Für fast jede Firma gibt es einen passenden Anbieter

Zielgruppe der Haspa BGM sind Unternehmen mit Umsätzen von fünf Millionen bis 250 Millionen Euro Umsatz und Aktivitäten in Norddeutschland. Investiert werden in der Regel 0,5 bis fünf Millionen Euro. Auf kleinere Beträge hat sich die BTG Beteiligungsgesellschaft Hamburg spezialisiert, bei deutlich größeren Summen kommen die klassischen Private-Equity-Häuser wie Apax, Permira, Carlyle, 3i oder BC Partners ins Spiel. Daneben gibt es die Venture-Capital-Gesellschaften, also Wagniskapitalgeber wie Neuhaus Partners, Capital Stage oder Earlybird in Hamburg, die sich auf Firmen in den frühen Phasen nach der Gründung und auf bestimmte Wirtschaftszweige konzentrieren.

Mit einer angepeilten Eigenkapitalrendite von zwölf bis 15 Prozent liegt die Messlatte der Haspa BGM zwar niedriger als bei den Wagniskapitalanbietern, aber auch eine solche Rendite dürfte manchem Mittelständler im Vergleich zu den Zinsen von Bankkrediten recht hoch erscheinen.

Bei bis zu jedem dritten Investment geht das Geld verloren

"Eigenkapital verlangt eine höhere Rendite als Fremdkapital, schon weil das Risiko höher ist", sagt Röhrs.
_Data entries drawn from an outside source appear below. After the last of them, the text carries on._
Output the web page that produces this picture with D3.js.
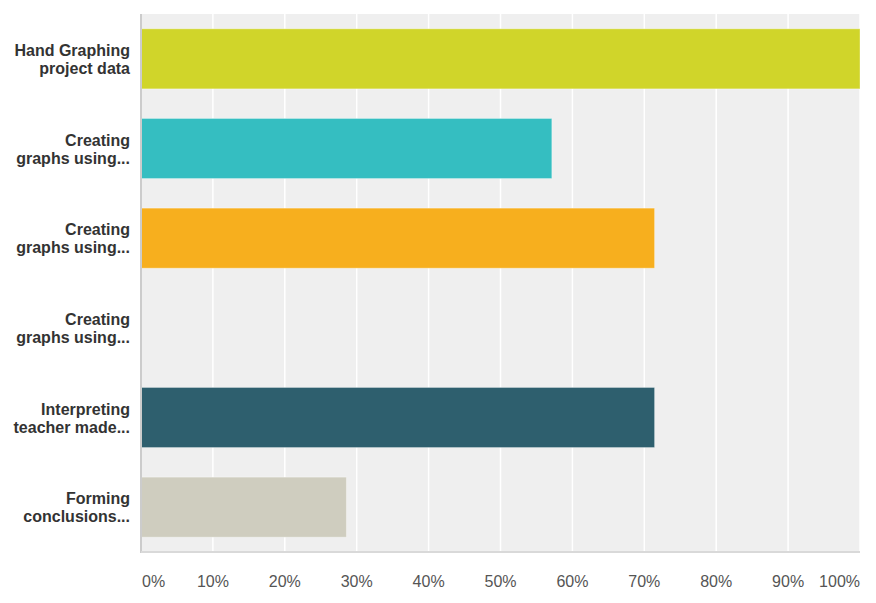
<html>
<head>
<meta charset="utf-8">
<script src="https://d3js.org/d3.v7.min.js"></script>
<style>
  body { margin: 0; background: #fff; font-family: "Liberation Sans", Arial, sans-serif; }
  .cat { font-size: 16px; font-weight: bold; fill: #333; }
  .tick-label { font-size: 16px; fill: #555; }
</style>
</head>
<body>
<svg id="chart" width="876" height="603"></svg>
<script>
// answer choices (two lines each, as they show on the chart)
var categories = [
  ["Hand Graphing", "project data"],
  ["Creating", "graphs using..."],
  ["Creating", "graphs using..."],
  ["Creating", "graphs using..."],
  ["Interpreting", "teacher made..."],
  ["Forming", "conclusions..."]
];
var values = [100, 57.14, 71.43, 0, 71.43, 28.57];
var colors = ["#d0d52a", "#35bec1", "#f7af1e", "#a3a3a3", "#2e5f6e", "#cfcdbf"];
var ticks = [0, 10, 20, 30, 40, 50, 60, 70, 80, 90, 100];

var svg = d3.select("#chart");
var pLeft = 141, pRight = 860, pTop = 14, pBottom = 552;

var x = d3.scaleLinear().domain([0, 100]).range([pLeft, pRight]);
var y = d3.scaleBand()
    .domain(d3.range(categories.length))
    .range([pTop, pBottom])
    .paddingInner(0.33)
    .paddingOuter(0.165);

// plot background
svg.append("rect")
    .attr("x", pLeft).attr("y", pTop)
    .attr("width", pRight - pLeft).attr("height", pBottom - pTop)
    .style("fill", "#efefef");

// vertical grid
svg.selectAll(".grid").data(ticks.slice(1))
  .enter().append("line")
    .attr("x1", function (d) { return x(d); })
    .attr("x2", function (d) { return x(d); })
    .attr("y1", pTop).attr("y2", pBottom)
    .style("stroke", "#fff").style("stroke-width", 1.5);

// bars
svg.selectAll(".bar").data(values)
  .enter().append("rect")
    .attr("x", pLeft)
    .attr("y", function (d, i) { return y(i); })
    .attr("width", function (d) { return x(d) - pLeft; })
    .attr("height", y.bandwidth())
    .style("fill", function (d, i) { return colors[i]; })
    .style("stroke", function (d) { return d > 0 ? "rgba(255,255,255,0.35)" : "none"; })
    .style("stroke-width", 1);

// axis lines
svg.append("line")
    .attr("x1", pLeft).attr("x2", pLeft).attr("y1", pTop).attr("y2", pBottom + 1)
    .style("stroke", "#ccc").style("stroke-width", 2);
svg.append("line")
    .attr("x1", pLeft).attr("x2", pRight).attr("y1", pBottom).attr("y2", pBottom)
    .style("stroke", "#d9d9d9").style("stroke-width", 2);

// category labels
var lab = svg.selectAll(".cat").data(categories)
  .enter().append("text")
    .attr("class", "cat")
    .attr("text-anchor", "end");
lab.each(function (d, i) {
  var c = y(i) + y.bandwidth() / 2;
  var t = d3.select(this);
  d.forEach(function (line, j) {
    t.append("tspan").attr("x", 130).attr("y", c - 3 + j * 18).text(line);
  });
});

// x tick labels
svg.selectAll(".tick-label").data(ticks)
  .enter().append("text")
    .attr("class", "tick-label")
    .attr("x", function (d) { return d === 0 ? pLeft + 1 : (d === 100 ? pRight : x(d)); })
    .attr("y", 587)
    .attr("text-anchor", function (d) { return d === 0 ? "start" : (d === 100 ? "end" : "middle"); })
    .text(function (d) { return d + "%"; });
</script>
</body>
</html>
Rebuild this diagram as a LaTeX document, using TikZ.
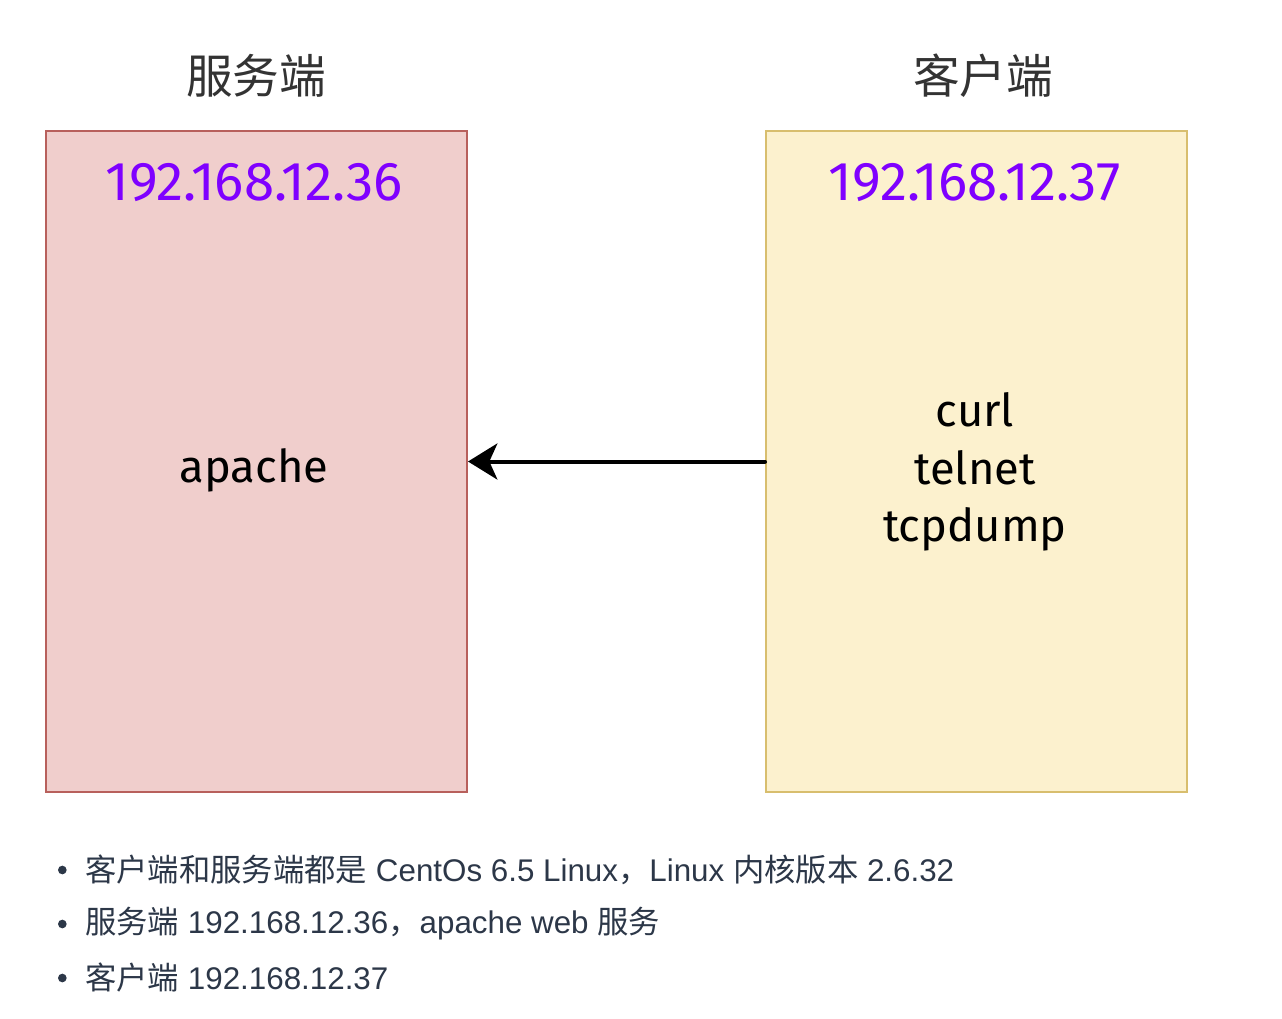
\documentclass[tikz,border=0pt]{standalone}
\usepackage{fontspec}
\setmainfont{Fira Sans}
\newfontfamily\cjk{Noto Sans CJK SC}
\newfontfamily\lat{Liberation Sans}
\usetikzlibrary{positioning,arrows.meta}

\begin{document}
\begin{tikzpicture}
	[x=0.75pt,y=-0.75pt,line cap=round,
	%Styles
	host box/.style={draw,line width=1.5pt,minimum width=315.75pt,minimum height=495.75pt,inner sep=0pt},
	ip text/.style={text=ipcolor,font=\fontsize{41}{46}\selectfont},
	prog text/.style={black,font=\fontsize{34}{43}\selectfont,align=center},
	title text/.style={black!80,font=\cjk\fontsize{35}{40}\selectfont},
	note text/.style={anchor=west,text=notecolor,font=\cjk\fontsize{23.5}{27}\selectfont,inner sep=0pt},
	dot/.style={circle,inner sep=0pt,minimum size=6.5pt,fill=notecolor}
	]
	
	%Colors
	\definecolor{serverfill}{RGB}{240,206,204}
	\definecolor{serverdraw}{RGB}{184,96,92}
	\definecolor{clientfill}{RGB}{252,241,206}
	\definecolor{clientdraw}{RGB}{216,190,110}
	\definecolor{ipcolor}{RGB}{127,0,255}
	\definecolor{notecolor}{RGB}{44,55,72}
	
	\useasboundingbox (0,0) rectangle (1282,1018);
	
	%The graphic
	\node[host box,fill=serverfill,draw=serverdraw] (server) at (256.5,461.5) {};
	\node[host box,fill=clientfill,draw=clientdraw] (client) at (976.5,461.5) {};
	
	\node[title text] (servertitle) at (256,76) {服务端};
	\node[title text] (clienttitle) at (983,76) {客户端};
	
	\node[ip text] (serverip) at (254,183) {192.168.12.36};
	\node[ip text] (clientip) at (975,183) {192.168.12.37};
	
	\node[prog text] (apache) at (254,470) {apache};
	\node[prog text] (tools) at (975,472) {curl\\telnet\\tcpdump};
	
	\draw[line width=3pt,-{Stealth[length=22pt,width=27pt,inset=6pt]}] (client.west) -- (server.east);
	
	%Notes
	\node[note text] (note1) at (85,870) {客户端和服务端都是\lat{} CentOs 6.5 Linux\cjk{}，\lat{}Linux \cjk{}内核版本\lat{} 2.6.32};
	\node[note text] (note2) at (85,924) {服务端\lat{} 192.168.12.36\cjk{}，\lat{}apache web \cjk{}服务};
	\node[note text] (note3) at (85,978) {客户端\lat{} 192.168.12.37};
	\foreach \n in {note1,note2,note3}
		\node[dot] at ([xshift=-17pt]\n.west) {};
\end{tikzpicture}
\end{document}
Nach Schätzungen aus der Branche scheitern rund fünf Prozent der Mittelstandsbeteiligungen, bei den neu gegründeten Firmen ist sogar in 20 bis 30 Prozent der Fälle das Geld verloren. Außerdem werden in schlechten Jahren die Renditeanforderungen zurückgeschraubt, anders als es bei Kreditzinsen üblich ist.

Mit rund 25 Millionen Euro investiertem Kapital und aktuell zehn Mitarbeitern - die Zahl soll auf bis zu 15 wachsen - gehört die Haspa BGM nicht zu den größten der 30 Beteiligungsunternehmen, die nach Angaben der Handelskammer von Hamburg aus tätig sind. So spielt Earlybird mit einem Investmentvolumen von rund 450 Millionen Euro in einer anderen Liga.

Zwar seien die Investitionsmöglichkeiten "besser als je zuvor, auch weil die Qualität der Konzepte von Gründern zugenommen hat", sagt Christian Nagel, Geschäftsführender Gesellschafter von Earlybird. "Aber wir haben zu wenig Wagniskapitalgeber in Deutschland." Als Hindernisse bei der Geldeinwerbung sieht er unter anderem den Mangel an Pensionsfonds und die sehr restriktiven Anlagevorschriften für Versicherungen, aber auch ungünstige steuerliche Rahmenbedingungen. "Unsere wichtigsten Investoren sind ein Pensionsfonds aus Japan und ein Großanleger aus dem mittleren Osten", so Nagel. "In Deutschland sehen wir da noch Verbesserungsbedarf."